News International-French

24 Sep 2015

The international engineering group specialising in aerospace, defence and energy markets, has agreed to acquire the composites division of EDAC, formerly known as Parkway Aerospace & Defense, from Greenbriar Equity Group and other associated sellers for US$340 million in cash.

EDAC produces highly engineered aerospace components for jet engine and airframe applications, with over 85% of revenues in civil aerospace composites. Key customers include GE, Snecma and United Technologies.

It has a substantial presence, via multi-year long-term agreements, on high-growth jet engine platforms including the GEnx, Pratt & Whitney PurePower family and LEAP engines.

The Business has sites in Erlanger (Kentucky), Cincinnati (Ohio) and two sites, one of which is a joint venture with UTC Aerospace Systems, in Saltillo, Mexico. The joint venture site focuses on the manufacture of secondary aerospace structures. The business has a combined workforce of 579.

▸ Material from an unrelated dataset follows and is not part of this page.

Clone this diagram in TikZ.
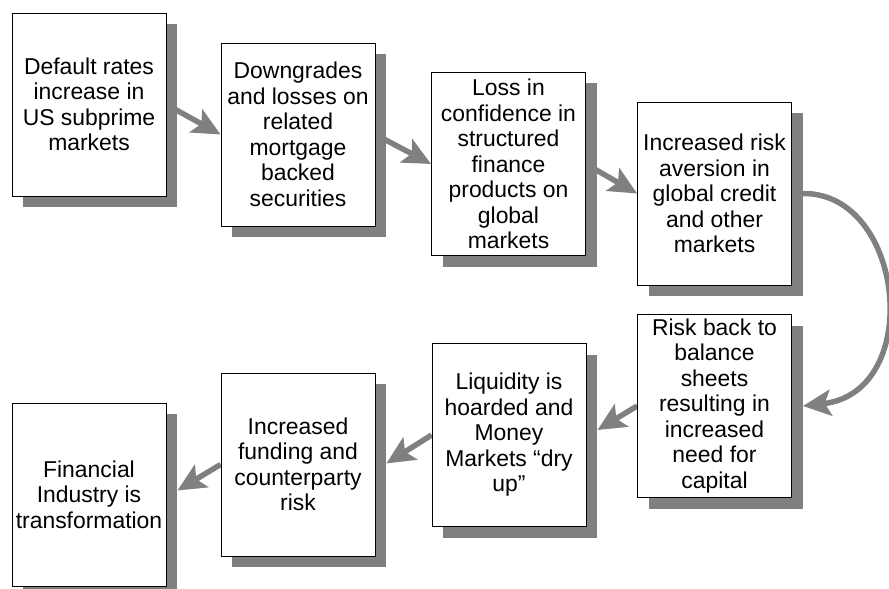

Combined with the existing composite activities of Meggitt, this acquisition and the recently announced complementary acquisition of the advanced composites businesses of Cobham PLC will create a world-class franchise in high-growth niche composite components focusing on engine components, secondary structures, ice protection and radomes. The combined businesses put the group in a good position to build on the increasing requirement for high-integrity composite components in aerospace markets.

EDAC will be integrated into Meggitt Polymers & Composites (MPC), a division of Meggitt PLC.

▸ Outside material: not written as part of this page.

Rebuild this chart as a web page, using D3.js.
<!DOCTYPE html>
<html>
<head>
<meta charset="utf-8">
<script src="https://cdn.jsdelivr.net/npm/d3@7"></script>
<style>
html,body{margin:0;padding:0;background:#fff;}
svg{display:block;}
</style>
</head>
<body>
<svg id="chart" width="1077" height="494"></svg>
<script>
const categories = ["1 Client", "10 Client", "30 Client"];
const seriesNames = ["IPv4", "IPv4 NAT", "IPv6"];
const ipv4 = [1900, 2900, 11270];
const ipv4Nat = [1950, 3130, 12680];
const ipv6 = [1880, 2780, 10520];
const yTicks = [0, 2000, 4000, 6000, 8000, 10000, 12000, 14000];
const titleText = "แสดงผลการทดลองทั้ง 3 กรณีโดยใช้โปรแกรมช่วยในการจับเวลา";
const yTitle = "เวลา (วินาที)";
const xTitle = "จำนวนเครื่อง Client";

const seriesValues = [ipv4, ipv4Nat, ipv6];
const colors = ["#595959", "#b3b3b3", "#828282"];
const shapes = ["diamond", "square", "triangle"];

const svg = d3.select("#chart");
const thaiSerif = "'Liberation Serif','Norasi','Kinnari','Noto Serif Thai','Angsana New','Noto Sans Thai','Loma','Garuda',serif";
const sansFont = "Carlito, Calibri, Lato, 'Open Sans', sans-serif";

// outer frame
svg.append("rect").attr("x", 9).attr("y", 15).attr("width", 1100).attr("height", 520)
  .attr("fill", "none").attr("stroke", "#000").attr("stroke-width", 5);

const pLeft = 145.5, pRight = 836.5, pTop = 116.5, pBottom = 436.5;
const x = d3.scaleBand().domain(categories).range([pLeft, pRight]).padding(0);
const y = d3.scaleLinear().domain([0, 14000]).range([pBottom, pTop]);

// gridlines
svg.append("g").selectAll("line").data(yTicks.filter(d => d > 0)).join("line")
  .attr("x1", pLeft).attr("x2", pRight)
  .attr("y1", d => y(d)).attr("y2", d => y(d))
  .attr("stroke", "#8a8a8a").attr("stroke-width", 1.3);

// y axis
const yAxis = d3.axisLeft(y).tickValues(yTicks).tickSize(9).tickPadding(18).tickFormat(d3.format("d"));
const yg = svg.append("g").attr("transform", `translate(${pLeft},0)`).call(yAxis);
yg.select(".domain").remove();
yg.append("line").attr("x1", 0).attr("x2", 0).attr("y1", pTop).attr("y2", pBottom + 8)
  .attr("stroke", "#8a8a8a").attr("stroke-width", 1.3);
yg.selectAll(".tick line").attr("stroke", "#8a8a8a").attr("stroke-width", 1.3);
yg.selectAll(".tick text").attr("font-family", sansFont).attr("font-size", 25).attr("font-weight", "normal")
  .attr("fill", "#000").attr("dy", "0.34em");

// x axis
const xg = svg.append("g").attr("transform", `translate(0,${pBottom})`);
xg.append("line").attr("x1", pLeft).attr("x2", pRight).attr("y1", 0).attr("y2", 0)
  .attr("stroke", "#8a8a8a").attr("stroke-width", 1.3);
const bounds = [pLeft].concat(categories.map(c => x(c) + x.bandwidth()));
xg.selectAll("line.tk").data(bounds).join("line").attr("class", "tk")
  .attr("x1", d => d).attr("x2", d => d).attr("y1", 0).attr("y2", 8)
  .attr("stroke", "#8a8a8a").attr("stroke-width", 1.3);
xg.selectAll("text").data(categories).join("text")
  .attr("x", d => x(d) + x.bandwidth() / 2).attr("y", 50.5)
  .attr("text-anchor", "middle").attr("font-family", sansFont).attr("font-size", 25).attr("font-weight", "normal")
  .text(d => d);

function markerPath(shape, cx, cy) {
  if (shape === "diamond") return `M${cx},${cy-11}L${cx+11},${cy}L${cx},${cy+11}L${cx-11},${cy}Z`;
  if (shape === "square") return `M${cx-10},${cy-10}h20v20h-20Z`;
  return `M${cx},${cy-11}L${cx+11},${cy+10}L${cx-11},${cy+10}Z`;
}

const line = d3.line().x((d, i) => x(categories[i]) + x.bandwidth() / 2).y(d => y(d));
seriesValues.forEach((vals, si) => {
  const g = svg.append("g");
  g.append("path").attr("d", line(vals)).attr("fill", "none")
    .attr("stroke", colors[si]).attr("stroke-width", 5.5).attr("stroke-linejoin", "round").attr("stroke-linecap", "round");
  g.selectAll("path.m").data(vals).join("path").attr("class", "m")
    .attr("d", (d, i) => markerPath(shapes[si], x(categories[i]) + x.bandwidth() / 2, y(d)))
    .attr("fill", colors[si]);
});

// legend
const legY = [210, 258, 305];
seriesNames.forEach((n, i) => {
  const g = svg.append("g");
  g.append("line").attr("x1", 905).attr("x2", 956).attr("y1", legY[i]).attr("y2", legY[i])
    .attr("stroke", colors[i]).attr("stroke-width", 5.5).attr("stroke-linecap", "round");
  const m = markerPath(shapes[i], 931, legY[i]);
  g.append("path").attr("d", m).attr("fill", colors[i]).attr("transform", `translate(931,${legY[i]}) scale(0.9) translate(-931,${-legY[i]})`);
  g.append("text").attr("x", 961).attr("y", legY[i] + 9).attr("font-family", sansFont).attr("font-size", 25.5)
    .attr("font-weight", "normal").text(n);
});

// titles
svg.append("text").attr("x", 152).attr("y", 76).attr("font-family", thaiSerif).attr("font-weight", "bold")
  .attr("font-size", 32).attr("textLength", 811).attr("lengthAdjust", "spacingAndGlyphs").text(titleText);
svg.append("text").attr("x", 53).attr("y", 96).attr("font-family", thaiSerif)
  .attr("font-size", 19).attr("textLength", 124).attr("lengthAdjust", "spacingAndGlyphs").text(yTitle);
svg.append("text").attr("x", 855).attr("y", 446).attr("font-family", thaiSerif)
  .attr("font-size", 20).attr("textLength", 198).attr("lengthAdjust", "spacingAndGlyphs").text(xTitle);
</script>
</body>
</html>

Stephen Young, Group Chief Executive of Meggitt, commented: "This business is a rare, scale player in civil engine and other composite parts. Like the complementary acquisition of the advanced composites businesses of Cobham plc for which the completion process is well underway, this decisively moves our composites strategy forward, and positions us strongly in this key growth area."

Revenues for EDAC in 2015 are expected to be US$104 million and the purchase price, adjusted to exclude the $25 million present value of the tax asset acquired with the business, implies a multiple of 12.5x 2016 estimated EBITDA. The transaction will, subject to the completion of standard documentation, be financed by the previously announced debt facilities which are being increased to $600 million.

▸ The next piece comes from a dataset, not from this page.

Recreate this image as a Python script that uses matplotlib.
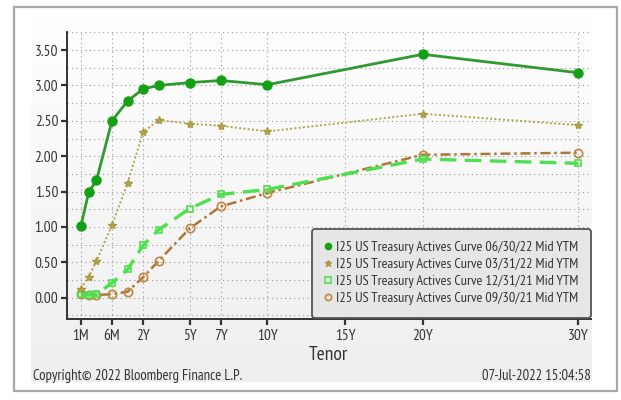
import numpy as np
import matplotlib
matplotlib.use("Agg")
import matplotlib.pyplot as plt
from matplotlib.ticker import FixedLocator, FixedFormatter, MultipleLocator, FormatStrFormatter
from matplotlib.patches import Rectangle

plt.rcParams['font.family'] = ['PT Sans Narrow', 'DejaVu Sans']

# Tenors in years and their axis labels
tenors = [1/12, 2/12, 3/12, 0.5, 1, 2, 3, 5, 7, 10, 20, 30]
tick_tenors = [1/12, 0.5, 2, 5, 7, 10, 15, 20, 30]
tick_labels = ["1M", "6M", "2Y", "5Y", "7Y", "10Y", "15Y", "20Y", "30Y"]

# Mid yields (%) per curve date
curve_2022_06_30 = [1.02, 1.49, 1.66, 2.50, 2.78, 2.95, 3.00, 3.04, 3.07, 3.01, 3.44, 3.18]
curve_2022_03_31 = [0.13, 0.30, 0.52, 1.03, 1.62, 2.34, 2.51, 2.46, 2.43, 2.35, 2.60, 2.44]
curve_2021_12_31 = [0.05, 0.04, 0.05, 0.21, 0.40, 0.74, 0.96, 1.26, 1.46, 1.53, 1.96, 1.90]
curve_2021_09_30 = [0.06, 0.04, 0.04, 0.05, 0.085, 0.29, 0.52, 0.98, 1.29, 1.48, 2.02, 2.05]

legend_labels = [
    "I25 US Treasury Actives Curve 06/30/22 Mid YTM",
    "I25 US Treasury Actives Curve 03/31/22 Mid YTM",
    "I25 US Treasury Actives Curve 12/31/21 Mid YTM",
    "I25 US Treasury Actives Curve 09/30/21 Mid YTM",
]

# Piecewise tenor scale: 1M..3M..6M..1Y in equal slots, then linear in years
_T = np.array([-5.0, 1/12, 0.25, 0.5, 1.0, 60.0])
_P = np.array([-6 * (5 + 1/12), 0.0, 1.0, 2.0, 3.0, 62.0])

def tenor_fwd(t):
    return np.interp(t, _T, _P)

def tenor_inv(p):
    return np.interp(p, _P, _T)

W, H = 621, 400
fig = plt.figure(figsize=(W / 100, H / 100), dpi=100)
fig.patch.set_facecolor("white")

# Chart panel with a soft vertical gradient
bg = fig.add_axes([31 / W, 1 - 382 / H, 561 / W, 367 / H], zorder=-1)
grad = np.linspace(1.0, 0.935, 256)[:, None]
bg.imshow(np.dstack([grad, grad, grad]), aspect="auto", extent=[0, 1, 0, 1])
bg.set_axis_off()

# Outer frame
fig.patches.append(Rectangle((14 / W, 1 - 391 / H), 603 / W, 384 / H, transform=fig.transFigure,
                             facecolor="none", edgecolor="#a8a8a8", lw=1.6, zorder=10))

ax = fig.add_axes([66.5 / W, 1 - 319 / H, 524.5 / W, 287 / H])
ax.set_facecolor("none")
ax.set_xscale("function", functions=(tenor_fwd, tenor_inv))
ax.set_xlim(tenor_inv(-0.93), tenor_inv(32.84))
ax.set_ylim(-0.30, 3.755)

ax.plot(tenors, curve_2022_06_30, color="#2f9a2f", lw=2.0, marker="o", ms=6.5,
        mfc="#14a014", mec="#14a014", label=legend_labels[0], zorder=6)
ax.plot(tenors, curve_2022_03_31, color="#b0a248", lw=1.4, ls=(0, (1, 1.2)), marker="*", ms=6,
        mfc="#b7a650", mec="#a89a40", label=legend_labels[1], zorder=5)
ax.plot(tenors, curve_2021_12_31, color="#4ee04e", lw=2.4, ls=(0, (5, 2.5)), marker="s", ms=5,
        mfc="none", mec="#4ee04e", mew=1.2, label=legend_labels[2], zorder=4)
ax.plot(tenors, curve_2021_09_30, color="#ad7638", lw=1.8, ls=(0, (4, 1.5, 1, 1.5)), marker="o", ms=6,
        mfc="none", mec="#c0873e", mew=1.2, label=legend_labels[3], zorder=3)

# Axes styling
for s in ("top", "right"):
    ax.spines[s].set_visible(False)
for s in ("left", "bottom"):
    ax.spines[s].set_color("#333333")
    ax.spines[s].set_linewidth(1.4)

ax.xaxis.set_major_locator(FixedLocator(tick_tenors))
ax.xaxis.set_major_formatter(FixedFormatter(tick_labels))
ax.xaxis.set_minor_locator(FixedLocator([]))
ax.yaxis.set_major_locator(FixedLocator([0, 0.5, 1.0, 1.5, 2.0, 2.5, 3.0, 3.5]))
ax.yaxis.set_minor_locator(MultipleLocator(0.25))
ax.yaxis.set_major_formatter(FormatStrFormatter("%.2f"))

ax.tick_params(axis="both", which="major", labelsize=11, colors="#333333", length=4, width=1.6,
               direction="out", pad=2)
ax.tick_params(axis="y", which="minor", length=0)
ax.tick_params(axis="x", pad=3)

ax.grid(True, which="major", axis="x", color="#999999", lw=0.8, ls=(0, (1, 3)))
ax.grid(True, which="both", axis="y", color="#999999", lw=0.8, ls=(0, (1, 3)))
ax.set_axisbelow(True)

ax.set_xlabel("Tenor", fontsize=14, color="#333333", labelpad=2)

leg = ax.legend(loc="lower right", bbox_to_anchor=(1.0, 0.005), fontsize=10.3, frameon=True,
                fancybox=True, facecolor="#e6e6e6", edgecolor="#555555", framealpha=1.0,
                handlelength=0.5, handletextpad=0.35, labelspacing=0.28, borderpad=0.85,
                borderaxespad=0.0)
for h in leg.legend_handles:
    h.set_linestyle("none")
    h.set_markersize(4.5)
leg.get_frame().set_linewidth(1.3)
for t in leg.get_texts():
    t.set_color("#333333")

fig.text(33 / W, 1 - 376 / H, "Copyright\u00a9 2022 Bloomberg Finance L.P.", fontsize=10.5,
         color="#333333", va="center", ha="left")
fig.text(591 / W, 1 - 376 / H, "07-Jul-2022 15:04:58", fontsize=10.5,
         color="#333333", va="center", ha="right")

fig.savefig("out.png", dpi=100)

The acquisition, which is conditional on regulatory clearances including CFIUS and anti-trust, and other customary conditions, is expected to complete by the end of 2015. As a result of the transaction, and in order to retain flexibility for further bolt-on acquisitions, the Meggitt Board of Directors has decided to suspend the buyback programme for the remainder of the financial year. The Board will continue to consider future cash returns to shareholders as part of the stated capital allocation policy.